Written exercise: Beneath this line sits some data. Return only its lines from the one holding "Generate a Python" through the one holding "pre_close = 3007.355", inclusive, exactly, with the images removed.

Data extract:
[START]
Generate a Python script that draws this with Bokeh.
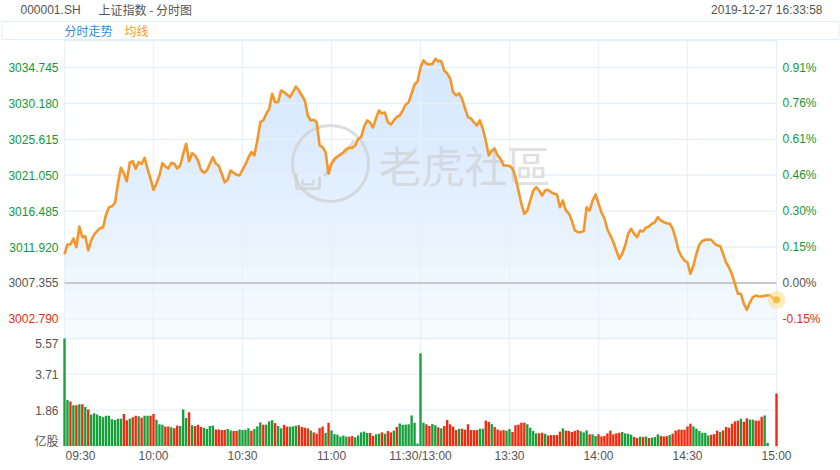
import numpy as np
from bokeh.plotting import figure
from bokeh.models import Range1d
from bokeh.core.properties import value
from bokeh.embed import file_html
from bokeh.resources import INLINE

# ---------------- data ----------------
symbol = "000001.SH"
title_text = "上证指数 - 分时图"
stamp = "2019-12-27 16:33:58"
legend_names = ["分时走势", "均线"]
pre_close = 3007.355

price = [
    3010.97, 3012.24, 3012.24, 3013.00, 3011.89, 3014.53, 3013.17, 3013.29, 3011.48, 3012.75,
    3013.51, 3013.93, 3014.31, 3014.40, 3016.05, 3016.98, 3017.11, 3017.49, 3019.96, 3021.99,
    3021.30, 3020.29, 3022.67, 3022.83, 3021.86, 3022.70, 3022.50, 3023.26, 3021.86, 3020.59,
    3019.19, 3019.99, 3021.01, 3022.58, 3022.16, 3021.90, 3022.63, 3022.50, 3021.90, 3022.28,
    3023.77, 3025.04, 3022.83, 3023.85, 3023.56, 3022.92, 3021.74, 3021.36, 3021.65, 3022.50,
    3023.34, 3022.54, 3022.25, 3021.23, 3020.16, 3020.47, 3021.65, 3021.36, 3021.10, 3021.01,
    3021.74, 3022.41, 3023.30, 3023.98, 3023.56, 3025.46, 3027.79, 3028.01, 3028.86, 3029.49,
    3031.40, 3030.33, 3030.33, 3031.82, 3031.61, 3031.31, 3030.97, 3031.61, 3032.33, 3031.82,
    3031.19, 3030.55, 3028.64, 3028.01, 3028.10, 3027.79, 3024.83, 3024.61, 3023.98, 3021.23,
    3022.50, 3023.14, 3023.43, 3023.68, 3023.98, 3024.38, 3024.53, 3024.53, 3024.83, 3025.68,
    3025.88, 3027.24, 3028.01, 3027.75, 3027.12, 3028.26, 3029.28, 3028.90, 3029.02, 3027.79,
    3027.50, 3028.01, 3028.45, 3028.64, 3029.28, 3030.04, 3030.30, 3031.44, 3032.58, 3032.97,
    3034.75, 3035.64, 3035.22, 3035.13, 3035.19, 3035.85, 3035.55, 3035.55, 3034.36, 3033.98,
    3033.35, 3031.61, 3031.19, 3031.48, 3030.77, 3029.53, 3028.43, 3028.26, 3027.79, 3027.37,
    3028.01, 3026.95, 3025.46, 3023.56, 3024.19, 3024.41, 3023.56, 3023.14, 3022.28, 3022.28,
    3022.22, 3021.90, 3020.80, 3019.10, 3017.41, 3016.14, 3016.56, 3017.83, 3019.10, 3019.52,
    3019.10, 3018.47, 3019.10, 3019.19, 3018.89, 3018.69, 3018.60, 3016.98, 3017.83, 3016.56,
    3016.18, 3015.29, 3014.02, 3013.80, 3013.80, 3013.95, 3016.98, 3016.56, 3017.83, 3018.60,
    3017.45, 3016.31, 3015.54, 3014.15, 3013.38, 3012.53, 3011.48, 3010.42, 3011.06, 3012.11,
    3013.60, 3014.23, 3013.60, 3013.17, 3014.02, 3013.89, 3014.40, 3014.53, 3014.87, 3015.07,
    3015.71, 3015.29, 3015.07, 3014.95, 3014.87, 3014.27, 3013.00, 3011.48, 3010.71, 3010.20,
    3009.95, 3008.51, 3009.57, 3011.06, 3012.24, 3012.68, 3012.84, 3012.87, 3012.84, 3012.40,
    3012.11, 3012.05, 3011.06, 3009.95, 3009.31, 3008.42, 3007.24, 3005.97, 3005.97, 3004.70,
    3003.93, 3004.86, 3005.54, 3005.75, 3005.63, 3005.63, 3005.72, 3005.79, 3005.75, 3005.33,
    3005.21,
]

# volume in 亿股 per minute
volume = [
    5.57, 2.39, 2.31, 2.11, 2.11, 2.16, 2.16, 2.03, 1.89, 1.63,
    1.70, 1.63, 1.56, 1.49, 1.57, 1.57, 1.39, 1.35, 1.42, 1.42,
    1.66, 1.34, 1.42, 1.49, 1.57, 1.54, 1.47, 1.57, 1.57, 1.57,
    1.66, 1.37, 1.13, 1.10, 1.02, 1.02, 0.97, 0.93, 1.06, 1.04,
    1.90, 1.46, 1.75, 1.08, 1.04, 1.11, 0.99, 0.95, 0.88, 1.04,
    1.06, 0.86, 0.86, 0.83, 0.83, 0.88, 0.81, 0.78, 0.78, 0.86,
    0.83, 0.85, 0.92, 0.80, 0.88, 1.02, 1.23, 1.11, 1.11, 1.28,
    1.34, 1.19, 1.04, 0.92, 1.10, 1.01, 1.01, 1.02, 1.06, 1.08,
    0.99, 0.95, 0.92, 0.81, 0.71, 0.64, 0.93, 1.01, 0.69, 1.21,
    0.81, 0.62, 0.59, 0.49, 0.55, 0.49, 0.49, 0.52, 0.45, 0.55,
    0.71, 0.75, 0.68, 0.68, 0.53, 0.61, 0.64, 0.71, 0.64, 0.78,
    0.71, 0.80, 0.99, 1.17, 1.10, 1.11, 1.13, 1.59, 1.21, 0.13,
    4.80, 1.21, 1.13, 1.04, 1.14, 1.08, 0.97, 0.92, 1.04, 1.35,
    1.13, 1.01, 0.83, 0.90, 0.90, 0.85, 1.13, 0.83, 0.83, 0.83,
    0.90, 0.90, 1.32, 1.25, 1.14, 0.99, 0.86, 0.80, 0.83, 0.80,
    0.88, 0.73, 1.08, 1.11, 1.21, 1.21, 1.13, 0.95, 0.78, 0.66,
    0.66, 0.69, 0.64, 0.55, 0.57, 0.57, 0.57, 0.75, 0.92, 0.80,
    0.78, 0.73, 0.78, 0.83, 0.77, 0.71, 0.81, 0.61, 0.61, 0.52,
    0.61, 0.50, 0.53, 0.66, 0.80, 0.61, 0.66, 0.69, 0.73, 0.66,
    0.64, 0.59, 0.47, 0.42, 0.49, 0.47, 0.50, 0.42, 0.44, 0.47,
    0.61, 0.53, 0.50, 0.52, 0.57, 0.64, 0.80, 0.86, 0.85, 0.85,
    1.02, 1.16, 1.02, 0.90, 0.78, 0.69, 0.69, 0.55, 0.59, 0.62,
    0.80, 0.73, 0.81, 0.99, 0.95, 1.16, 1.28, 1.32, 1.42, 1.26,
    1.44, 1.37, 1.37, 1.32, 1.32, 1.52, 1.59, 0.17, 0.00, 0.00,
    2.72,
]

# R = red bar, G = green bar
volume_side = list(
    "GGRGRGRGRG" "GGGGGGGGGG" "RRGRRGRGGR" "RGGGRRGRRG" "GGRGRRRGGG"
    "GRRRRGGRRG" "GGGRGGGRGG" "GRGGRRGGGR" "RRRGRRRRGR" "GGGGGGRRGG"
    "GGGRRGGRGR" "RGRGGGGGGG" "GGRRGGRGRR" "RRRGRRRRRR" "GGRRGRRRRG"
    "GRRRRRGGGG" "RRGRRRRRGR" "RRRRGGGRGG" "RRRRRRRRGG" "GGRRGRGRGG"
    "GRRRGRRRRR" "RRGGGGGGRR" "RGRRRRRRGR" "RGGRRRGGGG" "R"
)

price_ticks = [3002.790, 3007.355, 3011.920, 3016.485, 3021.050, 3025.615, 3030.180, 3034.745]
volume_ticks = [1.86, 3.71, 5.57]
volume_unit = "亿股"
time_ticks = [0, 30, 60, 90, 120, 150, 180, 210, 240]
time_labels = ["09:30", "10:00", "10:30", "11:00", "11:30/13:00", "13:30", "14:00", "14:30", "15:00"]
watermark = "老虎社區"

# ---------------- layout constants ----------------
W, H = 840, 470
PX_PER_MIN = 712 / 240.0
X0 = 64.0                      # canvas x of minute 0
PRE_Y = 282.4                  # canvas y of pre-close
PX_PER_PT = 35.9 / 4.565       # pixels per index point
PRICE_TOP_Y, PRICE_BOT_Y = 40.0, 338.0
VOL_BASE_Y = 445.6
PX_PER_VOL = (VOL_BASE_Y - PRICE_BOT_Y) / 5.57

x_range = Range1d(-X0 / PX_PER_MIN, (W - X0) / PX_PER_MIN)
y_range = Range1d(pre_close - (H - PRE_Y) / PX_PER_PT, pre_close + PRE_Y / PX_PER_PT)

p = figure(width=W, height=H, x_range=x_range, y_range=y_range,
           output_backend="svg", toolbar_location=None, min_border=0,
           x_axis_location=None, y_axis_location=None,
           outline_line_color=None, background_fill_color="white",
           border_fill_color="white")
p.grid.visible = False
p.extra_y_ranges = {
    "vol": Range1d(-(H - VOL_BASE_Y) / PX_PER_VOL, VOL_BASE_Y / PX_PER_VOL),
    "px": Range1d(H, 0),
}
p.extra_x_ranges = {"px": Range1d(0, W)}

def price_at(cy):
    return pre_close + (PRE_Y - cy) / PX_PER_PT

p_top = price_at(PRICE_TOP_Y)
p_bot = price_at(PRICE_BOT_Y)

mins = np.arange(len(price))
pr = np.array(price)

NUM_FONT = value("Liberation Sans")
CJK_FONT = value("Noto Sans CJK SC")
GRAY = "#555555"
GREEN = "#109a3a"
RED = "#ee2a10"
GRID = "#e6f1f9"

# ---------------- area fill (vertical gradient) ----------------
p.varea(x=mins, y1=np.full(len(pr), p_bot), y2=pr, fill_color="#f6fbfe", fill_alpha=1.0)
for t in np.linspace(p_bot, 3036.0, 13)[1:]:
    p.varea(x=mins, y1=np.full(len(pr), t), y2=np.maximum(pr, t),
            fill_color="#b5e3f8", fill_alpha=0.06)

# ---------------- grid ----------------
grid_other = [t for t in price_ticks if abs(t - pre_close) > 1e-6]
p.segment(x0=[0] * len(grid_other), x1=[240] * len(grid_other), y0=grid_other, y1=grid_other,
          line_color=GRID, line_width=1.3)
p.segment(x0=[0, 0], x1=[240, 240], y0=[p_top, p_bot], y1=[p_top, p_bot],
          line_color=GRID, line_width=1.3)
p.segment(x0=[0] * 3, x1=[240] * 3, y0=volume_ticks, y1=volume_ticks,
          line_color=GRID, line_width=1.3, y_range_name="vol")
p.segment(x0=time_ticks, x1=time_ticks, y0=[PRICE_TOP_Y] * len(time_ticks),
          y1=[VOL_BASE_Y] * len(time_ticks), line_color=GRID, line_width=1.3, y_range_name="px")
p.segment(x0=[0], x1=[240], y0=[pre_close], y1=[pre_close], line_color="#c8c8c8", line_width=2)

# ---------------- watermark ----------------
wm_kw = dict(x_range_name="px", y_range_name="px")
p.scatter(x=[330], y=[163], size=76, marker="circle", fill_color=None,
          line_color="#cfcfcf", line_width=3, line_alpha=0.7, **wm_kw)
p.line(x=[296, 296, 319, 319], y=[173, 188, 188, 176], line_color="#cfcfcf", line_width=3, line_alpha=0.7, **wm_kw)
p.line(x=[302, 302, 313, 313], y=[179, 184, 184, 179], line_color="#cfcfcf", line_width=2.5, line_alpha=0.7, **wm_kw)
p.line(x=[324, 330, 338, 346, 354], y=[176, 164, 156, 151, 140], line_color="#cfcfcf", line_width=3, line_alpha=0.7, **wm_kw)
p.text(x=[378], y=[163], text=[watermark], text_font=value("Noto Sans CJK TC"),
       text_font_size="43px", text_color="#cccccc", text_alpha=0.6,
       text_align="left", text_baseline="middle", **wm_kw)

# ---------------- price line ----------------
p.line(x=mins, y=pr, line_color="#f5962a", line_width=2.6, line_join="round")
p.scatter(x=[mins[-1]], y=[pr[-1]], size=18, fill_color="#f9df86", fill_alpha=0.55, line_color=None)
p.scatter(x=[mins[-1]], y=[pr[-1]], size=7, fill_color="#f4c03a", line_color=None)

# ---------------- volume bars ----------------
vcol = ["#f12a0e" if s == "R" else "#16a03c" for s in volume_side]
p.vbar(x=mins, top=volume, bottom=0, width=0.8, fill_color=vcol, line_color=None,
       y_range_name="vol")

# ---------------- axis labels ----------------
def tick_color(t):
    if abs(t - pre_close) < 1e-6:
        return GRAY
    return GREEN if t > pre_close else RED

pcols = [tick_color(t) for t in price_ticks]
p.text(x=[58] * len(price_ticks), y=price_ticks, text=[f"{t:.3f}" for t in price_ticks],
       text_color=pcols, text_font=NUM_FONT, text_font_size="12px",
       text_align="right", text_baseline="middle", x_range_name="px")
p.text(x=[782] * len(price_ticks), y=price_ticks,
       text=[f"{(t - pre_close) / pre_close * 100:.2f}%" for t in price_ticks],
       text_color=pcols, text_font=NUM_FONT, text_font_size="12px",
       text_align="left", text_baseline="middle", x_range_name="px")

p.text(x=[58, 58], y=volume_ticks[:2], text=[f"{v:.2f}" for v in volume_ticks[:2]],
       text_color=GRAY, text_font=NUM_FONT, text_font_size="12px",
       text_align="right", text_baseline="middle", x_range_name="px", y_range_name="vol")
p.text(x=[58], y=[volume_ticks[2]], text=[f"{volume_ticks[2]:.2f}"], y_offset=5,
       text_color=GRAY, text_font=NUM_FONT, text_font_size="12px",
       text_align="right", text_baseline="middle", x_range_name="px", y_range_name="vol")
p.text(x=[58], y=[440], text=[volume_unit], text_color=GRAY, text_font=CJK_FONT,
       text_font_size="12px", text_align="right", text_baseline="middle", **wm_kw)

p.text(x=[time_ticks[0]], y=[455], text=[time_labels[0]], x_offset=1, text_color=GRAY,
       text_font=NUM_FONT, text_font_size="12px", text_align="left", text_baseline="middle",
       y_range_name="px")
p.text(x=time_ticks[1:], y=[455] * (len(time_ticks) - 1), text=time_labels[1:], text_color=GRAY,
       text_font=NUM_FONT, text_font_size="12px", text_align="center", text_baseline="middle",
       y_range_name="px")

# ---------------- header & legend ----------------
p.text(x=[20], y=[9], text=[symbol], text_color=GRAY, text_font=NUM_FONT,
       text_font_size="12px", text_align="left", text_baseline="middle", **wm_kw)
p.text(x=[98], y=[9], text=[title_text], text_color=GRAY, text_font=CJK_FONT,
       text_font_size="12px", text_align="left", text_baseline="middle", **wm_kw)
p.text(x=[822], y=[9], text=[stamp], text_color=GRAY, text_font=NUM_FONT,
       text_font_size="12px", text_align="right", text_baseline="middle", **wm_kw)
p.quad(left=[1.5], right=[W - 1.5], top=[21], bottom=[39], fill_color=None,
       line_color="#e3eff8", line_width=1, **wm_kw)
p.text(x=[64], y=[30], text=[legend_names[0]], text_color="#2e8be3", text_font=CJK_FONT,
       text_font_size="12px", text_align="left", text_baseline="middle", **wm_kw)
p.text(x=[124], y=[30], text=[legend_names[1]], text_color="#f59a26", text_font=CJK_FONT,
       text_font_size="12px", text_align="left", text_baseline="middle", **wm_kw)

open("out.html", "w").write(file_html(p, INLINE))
[END]
[START]
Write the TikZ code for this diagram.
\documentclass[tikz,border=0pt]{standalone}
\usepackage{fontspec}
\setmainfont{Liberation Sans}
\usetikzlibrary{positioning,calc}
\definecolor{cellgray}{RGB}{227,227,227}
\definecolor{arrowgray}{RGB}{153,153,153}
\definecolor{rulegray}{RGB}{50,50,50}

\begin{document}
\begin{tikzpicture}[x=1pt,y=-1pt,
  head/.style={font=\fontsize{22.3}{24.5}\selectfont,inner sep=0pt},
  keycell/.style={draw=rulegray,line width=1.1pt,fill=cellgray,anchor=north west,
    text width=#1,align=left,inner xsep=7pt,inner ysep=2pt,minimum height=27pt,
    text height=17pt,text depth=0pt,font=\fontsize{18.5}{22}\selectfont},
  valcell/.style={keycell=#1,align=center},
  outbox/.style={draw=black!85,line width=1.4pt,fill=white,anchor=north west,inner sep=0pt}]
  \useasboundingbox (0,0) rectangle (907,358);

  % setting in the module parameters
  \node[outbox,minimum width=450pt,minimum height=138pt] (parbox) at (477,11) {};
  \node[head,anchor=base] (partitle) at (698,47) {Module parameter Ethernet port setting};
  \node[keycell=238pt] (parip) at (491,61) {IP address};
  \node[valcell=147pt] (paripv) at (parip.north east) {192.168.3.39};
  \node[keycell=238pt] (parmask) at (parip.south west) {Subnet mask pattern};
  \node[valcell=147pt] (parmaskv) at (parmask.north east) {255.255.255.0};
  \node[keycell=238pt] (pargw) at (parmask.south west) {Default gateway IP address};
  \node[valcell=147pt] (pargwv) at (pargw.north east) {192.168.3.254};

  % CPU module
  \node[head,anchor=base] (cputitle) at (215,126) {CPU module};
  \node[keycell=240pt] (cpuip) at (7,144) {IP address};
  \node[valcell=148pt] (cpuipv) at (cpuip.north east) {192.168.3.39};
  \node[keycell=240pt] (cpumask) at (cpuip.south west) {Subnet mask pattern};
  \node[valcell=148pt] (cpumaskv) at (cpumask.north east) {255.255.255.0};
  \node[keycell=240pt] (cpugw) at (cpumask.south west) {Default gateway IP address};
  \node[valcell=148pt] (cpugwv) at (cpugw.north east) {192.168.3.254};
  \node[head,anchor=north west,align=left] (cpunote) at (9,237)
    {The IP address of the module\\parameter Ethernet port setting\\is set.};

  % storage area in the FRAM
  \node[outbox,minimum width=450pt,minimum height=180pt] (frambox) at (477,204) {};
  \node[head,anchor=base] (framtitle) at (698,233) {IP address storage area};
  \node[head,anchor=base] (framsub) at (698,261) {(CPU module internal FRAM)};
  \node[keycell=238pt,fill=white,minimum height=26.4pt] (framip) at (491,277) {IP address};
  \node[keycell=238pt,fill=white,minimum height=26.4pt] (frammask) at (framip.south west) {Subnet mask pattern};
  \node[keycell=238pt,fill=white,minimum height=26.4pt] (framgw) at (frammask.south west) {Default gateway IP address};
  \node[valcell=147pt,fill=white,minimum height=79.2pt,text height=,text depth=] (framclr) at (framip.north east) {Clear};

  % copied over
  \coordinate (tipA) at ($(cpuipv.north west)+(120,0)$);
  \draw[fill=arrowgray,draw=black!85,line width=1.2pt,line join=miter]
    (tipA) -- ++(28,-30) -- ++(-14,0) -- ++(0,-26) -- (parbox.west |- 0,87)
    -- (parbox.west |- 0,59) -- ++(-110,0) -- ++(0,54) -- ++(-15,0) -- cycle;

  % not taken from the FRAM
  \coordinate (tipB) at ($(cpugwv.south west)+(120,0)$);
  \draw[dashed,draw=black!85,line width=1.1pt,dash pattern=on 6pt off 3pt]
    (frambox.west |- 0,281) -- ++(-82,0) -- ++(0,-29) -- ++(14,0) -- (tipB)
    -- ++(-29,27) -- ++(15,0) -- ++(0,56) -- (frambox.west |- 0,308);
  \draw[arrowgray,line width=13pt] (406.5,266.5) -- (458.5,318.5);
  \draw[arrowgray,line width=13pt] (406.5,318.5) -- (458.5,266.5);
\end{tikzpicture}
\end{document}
[END]
Reply:
Generate a Python script that draws this with Bokeh.
import numpy as np
from bokeh.plotting import figure
from bokeh.models import Range1d
from bokeh.core.properties import value
from bokeh.embed import file_html
from bokeh.resources import INLINE

# ---------------- data ----------------
symbol = "000001.SH"
title_text = "上证指数 - 分时图"
stamp = "2019-12-27 16:33:58"
legend_names = ["分时走势", "均线"]
pre_close = 3007.355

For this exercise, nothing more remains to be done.